A federal grand jury is investigating the real estate operations of the Philadelphia Sheriff's Office following recent upheaval over management and accounting practices under former Sheriff John Green.
With the Sheriff's Office's notoriously faulty books unable to document nearly $53 million in assets for an audit last year by City Controller Alan Butkovitz, the U.S. Attorney's Office issued subpoenas last week for records on the sale of foreclosed properties.
Chief Deputy Sheriff Joseph Vignola confirmed Tuesday that the office had received a subpoena last Wednesday for records involving the real estate division and Reach Communications Inc., the office's main contractor for sheriff's sales under Green.
Vignola, hired by Acting Sheriff Barbara Deeley in January to help resolve concerns raised by the controller, would not provide a copy of the subpoena and referred questions to the city's Law Department. A city spokesman would not comment.
Butkovitz also received a subpoena last Wednesday for information that his computer consultants had obtained from the sheriff's database and Reach Communications. Butkovitz confirmed the subpoena but would not provide a copy.
Richard Barrett, who issued the subpoenas as chief of the U.S. Attorney's Office's Public Corruption and Civil Rights Division, declined to comment.
Green retired Dec. 31 after 22 years in the elective office of sheriff, heading an independent agency with a $13 million budget and 230 employees. It is responsible for transporting prisoners, securing courtrooms, serving warrants, and conducting the sale of foreclosed and tax-delinquent property.
Green stayed on two months past his planned retirement date after Butkovitz's audit, which raised the specter of fraud because the Sheriff's Office lacked even the most basic financial controls.
A week after taking over as acting sheriff, Deeley removed four top staffers from the real estate unit, suspending three with the intent to fire and transferring a fourth who is a Civil Service employee. She also canceled contracts with Reach Communications and RCS Searchers Inc., two companies owned by a longtime Green friend and political ally, James Davis.
Davis' sister, Crystal Stewart, and her husband, Darrell Stewart, were two of the employees removed by Deeley.
Reach hosted sheriff's data on its own server and was prepared to launch a new software program, with approval by both the Sheriff's Office and the city's Division of Technology, on Jan. 10. Deeley severed relations with the firm on Jan. 7.
Since the day his firm was let go, Davis has stood by his work and said his computer applications helped patch together a system that the city's Division of Technology had failed to fix since 2003.

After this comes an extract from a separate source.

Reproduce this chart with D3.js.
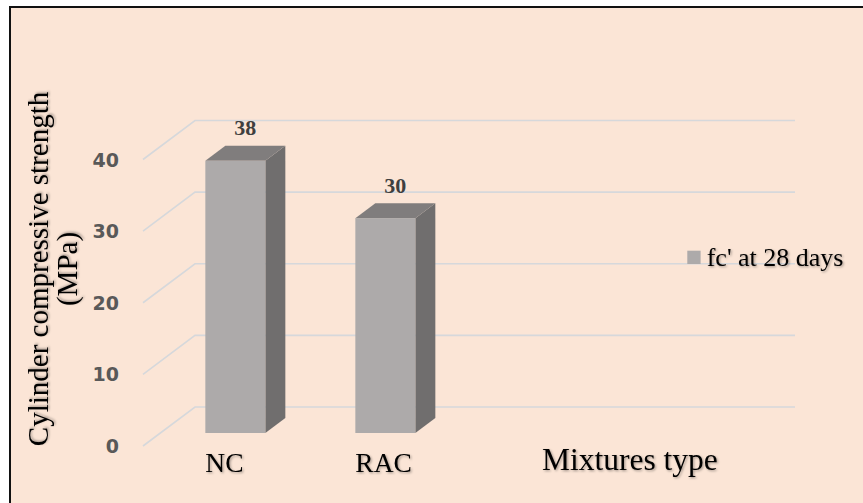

He also questioned how Deeley expected to conduct a sheriff's sale without his help.
Davis' attorney, Catherine Recker, would not comment when asked if Davis or Reach had been subpoenaed, saying only: "We will be cooperating fully with any inquiry."
Recker said, at her invitation, she and Reach officials met last week at Reach's offices with representatives of the city law department, the Sheriff's Office and City Controller to explain the system Reach had set up for the Sheriff before the company was abruptly terminated.
Davis has previously said he developed the application in coordination with the city's division of technology - something city officials have denied - to allow the Sheriff's antiquated system to perform basic functions.
"We met seeking ways to help resolve the issues confronting the Sheriff's Office," Recker said.
Pamela Dembe, president judge of the First Judicial District - the name for the Philadelphia courts system - has ordered a moratorium on sales since late December. Deeley and Vignola are scrambling to proceed with a sheriff's sale on March 16.
As the Sheriff's Office struggles to prop up its computer system to resume auctioning properties, Dembe, Deeley, and Mayor Nutter are in talks to determine whether the office will retain control of that function in the future.